There’s lots of ways to explain the problem, but let’s start here: Imagine you are looking down on a satellite picture of Britain.  Through some strange magic, when the picture was taken the sky over Britain was completely clear (c’est impossible).  You can see the entire coastline.  And you can see, even with a casual glance, that the coastline is a bit ragged, with lots of ins and outs to foil the intrepid measurer.

But you give it a shot, anyway, stepping off the coastline as carefully as you can, until finally you get a number for the entire coast.

But you are still not satisfied.  You can see that as you step off the margin, you are skipping over lots of tiny irregularities.  They are too small to be measured with your tools, but aren’t they important?  You need another method to give you a length to compare to.

So you zoom in a bit, focusing your attention on one conspicuous feature, say the Cornwall Peninsula (that’s the sharp bit on the bottom, pointing west).  On the enlarged view, you notice that it, too, is a bit ragged, with lots of inlets, coves, and promontories.  But, correcting for scale, you step off all the big features you can see, ignoring the little jaggies too small for your measuring tool.  Then you move up the coast to the next county, zoom in and repeat the process.  Once you’ve gone all the way around the island, you total up all of your numbers and compare to your previous total.

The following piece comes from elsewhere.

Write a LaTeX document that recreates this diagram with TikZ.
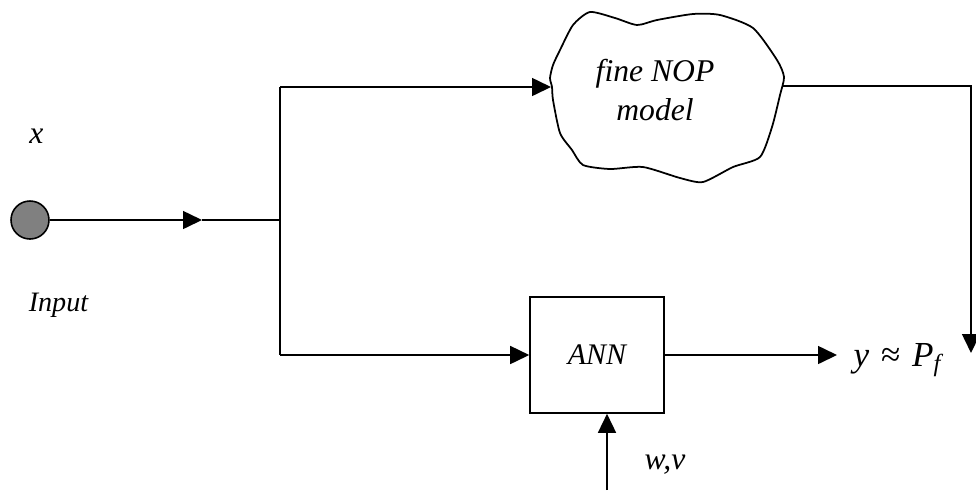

Unfortunately, the two numbers don’t compare.  The length you calculated from your enlarged views is much bigger than your first effort.

So you try again.  You zoom still further in, noticing in passing that this closer-in view is still rough and jagged.  Once again you trace out the outline as well as you can, moving to the next section of coast, repeating the process.  And once again you total up all of the lengths for a grand total of the whole island.  The you compare it to your previous number.


This time the total is not only bigger than you initial try, it’s even bigger than your second.

So you try again, and again, and again.  And each time you can still see finer jaggies and each total is larger than the last.

Finally, your closeup view is in so tight that you are tracing your way around the erose margins of individual grains of sand.  And you are having to make philosophical decisions about whether wet grains of sand are part of the shoreline or only the dry ones.  Or perhaps it’s only grains wet on one side and dry on the other.

Clearly the process cannot go on infinitely.  Eventually you’re going to get down to individual atoms and their component parts, although what that has to do with the concept of a “coastline” is pretty unclear.

But if the possibilities are not endless, a couple of things are clear.  First, each close-in view is as ragged and uneven as the last.  From the point of view of your scaling, each view is essentially identically hard to measure.  Second, nowhere do you find some natural stopping point where you can say, “Here.  This is the limit of the shoreline.  This is where the land ends and the sea begins.”

The strange property of looking the same no matter how you zoom in, Mandelbrot called self-similarity.  He set out to study the family of mathematical shapes that shared their properties.  In 1975 he coined a name for them: fractals.

By the early 80s, fractals were getting famous and giving birth to Chaos Theory.  And it was not too long after that I first encountered Mandelbrot.

It was pretty much by accident.  Around the end of the 80s, two things converged: I upgraded my PC to a VGA monitor (state of the art at the time) and I first heard of something called the Mandelbrot Set (he didn’t invent it – it was named in his honor).

You might have seen the Mandelbrot Set.  If you plot it, it generates a pretty cardioid shape with a dark center and peculiar, knobby borders.  If you zoom in to get a closer look at the knobby borders, you find yourself looking at a miniature version of the larger shape.  Zoom in on that and you find a still smaller version, and so on ad infinitum.  Today, you can buy sheets and tee shirts with the Mandelbrot Set on them.

I thought it looked pretty cool.  But what was really exciting for me was finding out that the mathematics to generate the Mandelbrot Set were pretty straightforward.  Which meant, in turn, that I could write a program to generate a colored version of the Set right on my new VGA monitor.

Too cool.

Of course, with the relatively primitive processing of my little computer, the process was slow.  Really sloooow.

Still, that had an excitement of its own, watching the picture glacially grow on the screen.  It was sort of rattle-clank, rattle-clank, pixel.  Rattle-clank, rattle-clank, pixel.  It was slow and it was ultimately pointless, but I was immensely proud of it.

At which point I made my mistake.

I was dating a lady who happened to drop by my house one day while my computer was crunching away.  All of us like to show off before our beloveds.  Proud as a new father, I showed her the half-completed picture and tried to explain to her how really cool the whole thing was.

Her eyes glazed.

Have you ever fallen into this trap?  There is some nerdy thing that you really love that you just know if someone else truly understood they could not help but love it, too.  So when their eyes begin to glaze and they start edging for the door, instead of dropping the subject and moving on (like a sensible person), you stubbornly try harder and more earnestly to make them see the wonderfulness of some phone app or your model trains or collecting Barbie dolls or whatever.  Your eyes probably glow with the light of a fanatic and your voice probably grows shrill.

Trust me, this is not only not the way to get some civilian to adopt your favorite enthusiasm, I’ve proved it doesn’t do a heck of a lot for your love life, either.

Mind you, I still think Benoit Mandelbrot is a genius.  With a mind that works like nobody else’s, he has made major contributions in a staggering number of fields.  Fractals and Chaos Theory alone would be enough to mark him as a giant.  And the Mandelbrot Set is gorgeous and a fitting monument to him

But as an aphrodisiac, well, not so much.